From the first line of the listing below to the line with "const yTicks = [0, 0.5, 1, 1.5, 2, 2.5];", print each line exactly, and nothing more. Leave out the pictures.

start

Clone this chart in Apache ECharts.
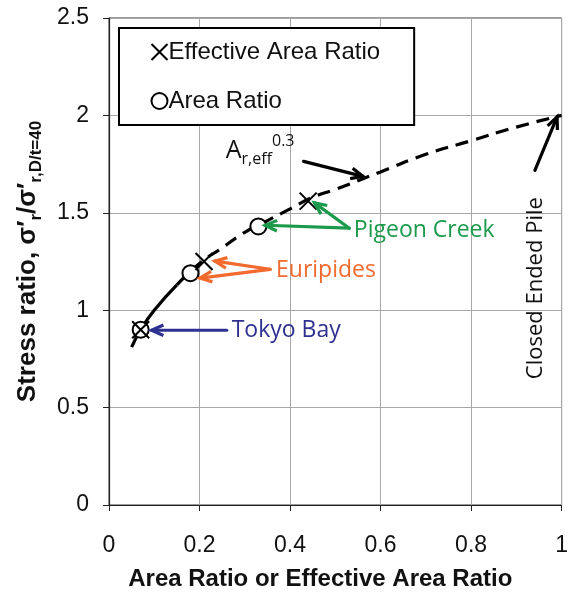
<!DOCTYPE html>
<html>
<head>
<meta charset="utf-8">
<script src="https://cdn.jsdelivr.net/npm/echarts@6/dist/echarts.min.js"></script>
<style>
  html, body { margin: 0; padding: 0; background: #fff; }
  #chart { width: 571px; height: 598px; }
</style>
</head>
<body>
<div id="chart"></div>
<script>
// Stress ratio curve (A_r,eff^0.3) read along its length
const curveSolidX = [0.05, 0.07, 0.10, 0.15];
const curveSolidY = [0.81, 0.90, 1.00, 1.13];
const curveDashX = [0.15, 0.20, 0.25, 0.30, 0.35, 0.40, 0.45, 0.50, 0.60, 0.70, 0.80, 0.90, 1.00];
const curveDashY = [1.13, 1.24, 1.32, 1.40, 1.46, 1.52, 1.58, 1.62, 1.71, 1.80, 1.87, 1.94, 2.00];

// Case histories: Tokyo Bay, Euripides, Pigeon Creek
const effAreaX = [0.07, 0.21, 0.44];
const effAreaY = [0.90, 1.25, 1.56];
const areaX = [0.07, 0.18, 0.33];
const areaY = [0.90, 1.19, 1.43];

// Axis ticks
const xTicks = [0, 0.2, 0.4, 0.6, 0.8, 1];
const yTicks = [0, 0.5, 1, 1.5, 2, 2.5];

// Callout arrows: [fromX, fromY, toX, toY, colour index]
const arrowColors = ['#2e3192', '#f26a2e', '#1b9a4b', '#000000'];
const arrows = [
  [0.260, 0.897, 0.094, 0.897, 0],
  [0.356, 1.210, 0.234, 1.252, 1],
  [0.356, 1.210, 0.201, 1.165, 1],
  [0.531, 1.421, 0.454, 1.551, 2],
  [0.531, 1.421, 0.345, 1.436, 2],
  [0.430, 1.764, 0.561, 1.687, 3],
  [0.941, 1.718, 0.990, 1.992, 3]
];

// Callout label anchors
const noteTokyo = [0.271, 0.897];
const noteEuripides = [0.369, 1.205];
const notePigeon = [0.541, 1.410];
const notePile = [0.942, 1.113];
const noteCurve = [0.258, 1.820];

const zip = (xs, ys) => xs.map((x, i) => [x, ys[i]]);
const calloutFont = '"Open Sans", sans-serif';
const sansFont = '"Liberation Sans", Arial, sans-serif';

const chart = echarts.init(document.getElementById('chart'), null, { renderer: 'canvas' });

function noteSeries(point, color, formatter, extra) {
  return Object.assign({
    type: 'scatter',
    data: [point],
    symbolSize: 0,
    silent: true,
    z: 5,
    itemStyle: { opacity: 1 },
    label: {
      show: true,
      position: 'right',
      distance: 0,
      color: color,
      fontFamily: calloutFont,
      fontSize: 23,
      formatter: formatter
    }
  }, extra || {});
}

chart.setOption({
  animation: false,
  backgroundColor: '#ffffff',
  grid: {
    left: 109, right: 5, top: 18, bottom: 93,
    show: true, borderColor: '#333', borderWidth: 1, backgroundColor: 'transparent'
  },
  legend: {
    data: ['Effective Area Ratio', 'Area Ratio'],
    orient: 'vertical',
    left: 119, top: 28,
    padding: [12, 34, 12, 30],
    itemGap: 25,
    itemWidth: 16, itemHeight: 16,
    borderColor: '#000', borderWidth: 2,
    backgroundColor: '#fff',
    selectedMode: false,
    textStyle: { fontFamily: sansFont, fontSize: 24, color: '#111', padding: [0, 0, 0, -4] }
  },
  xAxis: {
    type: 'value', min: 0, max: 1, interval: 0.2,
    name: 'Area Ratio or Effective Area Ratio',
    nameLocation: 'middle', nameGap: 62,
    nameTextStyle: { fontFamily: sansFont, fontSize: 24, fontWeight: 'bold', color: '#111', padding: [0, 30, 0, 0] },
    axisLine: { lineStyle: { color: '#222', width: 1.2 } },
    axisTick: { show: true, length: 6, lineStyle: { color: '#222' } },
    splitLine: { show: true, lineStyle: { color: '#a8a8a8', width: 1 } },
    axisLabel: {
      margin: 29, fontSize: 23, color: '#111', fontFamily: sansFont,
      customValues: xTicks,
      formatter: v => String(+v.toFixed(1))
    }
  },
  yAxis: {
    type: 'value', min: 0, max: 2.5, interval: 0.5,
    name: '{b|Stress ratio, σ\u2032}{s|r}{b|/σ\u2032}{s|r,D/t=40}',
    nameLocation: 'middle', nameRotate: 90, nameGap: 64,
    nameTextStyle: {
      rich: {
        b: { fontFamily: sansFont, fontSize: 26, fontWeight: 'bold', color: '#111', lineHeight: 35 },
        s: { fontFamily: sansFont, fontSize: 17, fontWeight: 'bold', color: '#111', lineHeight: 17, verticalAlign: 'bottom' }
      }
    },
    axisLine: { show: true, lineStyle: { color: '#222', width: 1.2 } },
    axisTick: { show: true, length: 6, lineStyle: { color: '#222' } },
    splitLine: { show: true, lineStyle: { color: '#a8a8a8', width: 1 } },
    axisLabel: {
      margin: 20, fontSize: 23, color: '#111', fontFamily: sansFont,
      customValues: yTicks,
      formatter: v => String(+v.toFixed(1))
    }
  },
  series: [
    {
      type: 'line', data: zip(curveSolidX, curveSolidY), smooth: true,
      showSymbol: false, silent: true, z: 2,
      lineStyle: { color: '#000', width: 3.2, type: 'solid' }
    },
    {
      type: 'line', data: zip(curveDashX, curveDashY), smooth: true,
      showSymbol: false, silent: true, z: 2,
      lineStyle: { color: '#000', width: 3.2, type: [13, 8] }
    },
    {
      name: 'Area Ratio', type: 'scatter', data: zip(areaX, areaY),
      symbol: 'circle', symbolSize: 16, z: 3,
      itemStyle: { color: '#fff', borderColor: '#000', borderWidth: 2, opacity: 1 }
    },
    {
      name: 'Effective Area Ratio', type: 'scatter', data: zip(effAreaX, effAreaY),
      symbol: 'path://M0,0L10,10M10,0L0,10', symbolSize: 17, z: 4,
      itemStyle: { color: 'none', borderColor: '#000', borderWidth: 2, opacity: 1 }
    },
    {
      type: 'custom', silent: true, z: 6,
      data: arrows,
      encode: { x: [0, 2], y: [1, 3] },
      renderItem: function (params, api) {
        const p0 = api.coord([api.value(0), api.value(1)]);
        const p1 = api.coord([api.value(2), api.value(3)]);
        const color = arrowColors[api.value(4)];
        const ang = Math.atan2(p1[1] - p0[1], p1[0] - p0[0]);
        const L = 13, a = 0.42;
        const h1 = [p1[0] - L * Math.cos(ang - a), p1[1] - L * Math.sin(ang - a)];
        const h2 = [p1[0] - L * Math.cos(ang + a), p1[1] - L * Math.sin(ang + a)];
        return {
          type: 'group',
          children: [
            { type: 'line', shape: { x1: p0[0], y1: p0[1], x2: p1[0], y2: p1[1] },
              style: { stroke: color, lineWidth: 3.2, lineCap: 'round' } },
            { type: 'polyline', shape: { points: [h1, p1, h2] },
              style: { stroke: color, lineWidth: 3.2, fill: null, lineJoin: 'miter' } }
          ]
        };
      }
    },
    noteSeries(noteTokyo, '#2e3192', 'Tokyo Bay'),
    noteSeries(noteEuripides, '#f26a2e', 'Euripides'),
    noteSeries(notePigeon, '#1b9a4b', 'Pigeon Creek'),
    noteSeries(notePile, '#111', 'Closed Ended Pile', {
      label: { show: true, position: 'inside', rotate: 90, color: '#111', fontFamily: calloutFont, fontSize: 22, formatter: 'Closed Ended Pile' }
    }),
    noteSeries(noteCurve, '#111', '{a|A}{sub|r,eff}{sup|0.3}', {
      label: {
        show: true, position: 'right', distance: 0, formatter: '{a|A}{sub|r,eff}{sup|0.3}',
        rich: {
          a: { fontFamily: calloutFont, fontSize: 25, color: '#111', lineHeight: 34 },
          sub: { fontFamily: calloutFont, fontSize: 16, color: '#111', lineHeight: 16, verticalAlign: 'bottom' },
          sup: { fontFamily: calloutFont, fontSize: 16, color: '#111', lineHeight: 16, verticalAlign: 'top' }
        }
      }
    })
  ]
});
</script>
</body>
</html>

end

SOLVED PROBLEM:
Clone this chart in Apache ECharts.
<!DOCTYPE html>
<html>
<head>
<meta charset="utf-8">
<script src="https://cdn.jsdelivr.net/npm/echarts@6/dist/echarts.min.js"></script>
<style>
  html, body { margin: 0; padding: 0; background: #fff; }
  #chart { width: 571px; height: 598px; }
</style>
</head>
<body>
<div id="chart"></div>
<script>
// Stress ratio curve (A_r,eff^0.3) read along its length
const curveSolidX = [0.05, 0.07, 0.10, 0.15];
const curveSolidY = [0.81, 0.90, 1.00, 1.13];
const curveDashX = [0.15, 0.20, 0.25, 0.30, 0.35, 0.40, 0.45, 0.50, 0.60, 0.70, 0.80, 0.90, 1.00];
const curveDashY = [1.13, 1.24, 1.32, 1.40, 1.46, 1.52, 1.58, 1.62, 1.71, 1.80, 1.87, 1.94, 2.00];

// Case histories: Tokyo Bay, Euripides, Pigeon Creek
const effAreaX = [0.07, 0.21, 0.44];
const effAreaY = [0.90, 1.25, 1.56];
const areaX = [0.07, 0.18, 0.33];
const areaY = [0.90, 1.19, 1.43];

// Axis ticks
const xTicks = [0, 0.2, 0.4, 0.6, 0.8, 1];
const yTicks = [0, 0.5, 1, 1.5, 2, 2.5];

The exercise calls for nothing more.